One common complaint raised about car-oriented transit is that it is fixated on ‘flow’. Conventional road projects are generally designed to move vehicles, with less concern for the local social dynamics affected by that flow. This means that a large (wide) road is deemed successful if it is able to keep traffic flowing at desirable speeds; when flow is king, the people outside the cars simply do not matter. There are many obvious reasons why this is bad for the community around such a road, but if flow is not the desired outcome of a transportation project then what is?
The question of what we want out of our transit systems gets far too little attention from those concerned about the politics of transit. Many people already ascribe to a view; they may think that flow is desirable (they don’t like to wait in traffic) or instead they might shake their fists at all the passing cars and think how all this flow is ruining their surroundings. But this typically degenerates into a battle between car owners and pedestrians, and these sort of battles rarely end in satisfactorily. It seems that when two large portions of our society are at odds about how to proceed, the only fair path is to rethink the premises that got us to such an impasse. The question I think we should be asking is why we want to build the transit system in the first place?
The simple answer to the above question just goes back to the idea of traffic flow; we want to build a transit system because we want to move people and things.

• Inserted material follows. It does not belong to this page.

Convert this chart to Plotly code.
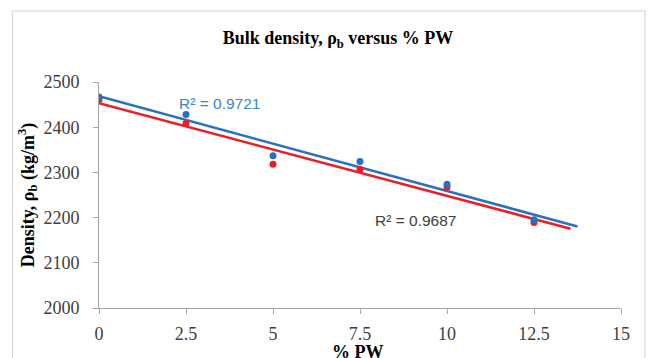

But this doesn’t even seem like a step beyond the question for traffic flow; the fact that movement is important is assumed in the very idea of a transit system. The deeper question we want to ask is why we want to facilitate the movement of people and things; this challenges us to think about the sorts of things we value in life. Such a question also forces everyone to do a new calculation about the cost and benefits of various transit systems. At some point of efficiency, the transit system will destroy the very mode of living that we value; because it is not simply the movement that we value but something which that movement facilitates, it is possible for an increase in movement to lead to a decrease in quality of life. So, even though adding another lane to a road may increase flow (and thus be called an “improvement” in the eyes of the traffic engineers) it could actually harm everyone involved. At some point, being able to move across town a little faster is no longer worth it, especially if you have to destroy the town in the process.
The above is all very abstract, but it needs to be this way because I don’t know how much flow is worth in relation to quality of life. I suspect it isn’t worth much, but this should be an empirical question; we need to start thinking about how movement is necessary for a happy and fulfilling life.